Common Applicant Cohorts
Nationality guides often reviewed with this pass type
Adjacent Routes
Other pass-type guides worth comparing
Dependant Pass — PR Overview
A Dependant Pass (DP) allows the spouse and unmarried children (under 21) of EP and S Pass holders earning above the qualifying threshold to live in Singapore. DP holders can apply for Singapore PR in their own right. The key distinction: ICA evaluates the DP holder's personal profile — their own employment history, community integration, and contribution to Singapore — alongside the strength of the sponsoring family unit. Holding a DP through a strong sponsor does not automatically translate to a strong PR profile.
DP holders are eligible to apply for Singapore PR. Spouses of Singapore Citizens or PRs typically have the strongest cases. Spouses of EP holders may also apply, but the assessment places significant weight on the DP holder's own contribution and integration. DP holders who have also obtained a Letter of Consent (LOC) to work in Singapore have additional professional contribution evidence to include.
How ICA Evaluates DP Applications
ICA evaluates DP PR applications on both the family unit and the individual. The sponsor's strength (pass type, salary, stability) matters, but ICA also assesses the DP holder's own activities: employment history in Singapore (via LOC), community involvement, and time spent actively building a Singapore-rooted life. A DP holder who has spent years in Singapore working, volunteering, and integrating presents a fundamentally different profile than one who has been largely inactive.
Pass Minimum
Not directly applicable — assessment based on sponsor's salary and DP holder's own profile
Competitive PR Range
Sponsor earning above EP minimum; DP holder with documented employment (LOC) or active community integration
Advisory Note
The combined strength of the family unit — sponsor's profile plus DP holder's own contribution — is what ICA weighs holistically.

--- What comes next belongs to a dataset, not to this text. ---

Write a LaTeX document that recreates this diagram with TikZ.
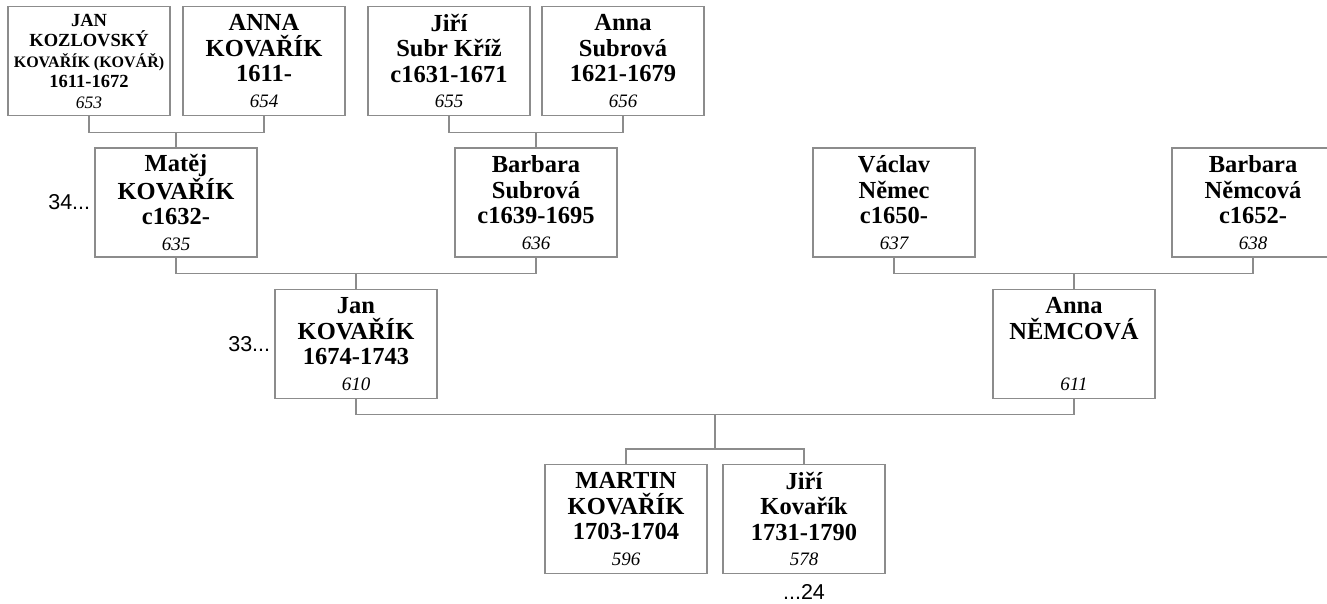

What Strengthens — and Weakens — a DP Application
Profile Strengths
- Sponsor holds an EP (vs S Pass) — higher-tier sponsors mean stronger applications
- DP holder has a Letter of Consent and active employment record in Singapore
- Children enrolled in Singapore schools — strong permanence signal
- DP holder has significant volunteer, community, or civic involvement
- Long residence in Singapore — 4+ years as a DP holder with active integration
- Spouse of a Singapore Citizen or PR — strongest possible sponsor scenario
Profile Weaknesses
- DP holder has minimal personal employment, community, or integration record
- Short tenure in Singapore
- Sponsor on an S Pass with limited profile strength
- Children not yet in Singapore or in private international school system only
- DP holder's time in Singapore has been largely passive — no documented community engagement
Common Mistakes DP Holders Make
These patterns consistently appear in applications that underperform their potential. A well-prepared submission addresses each of these proactively.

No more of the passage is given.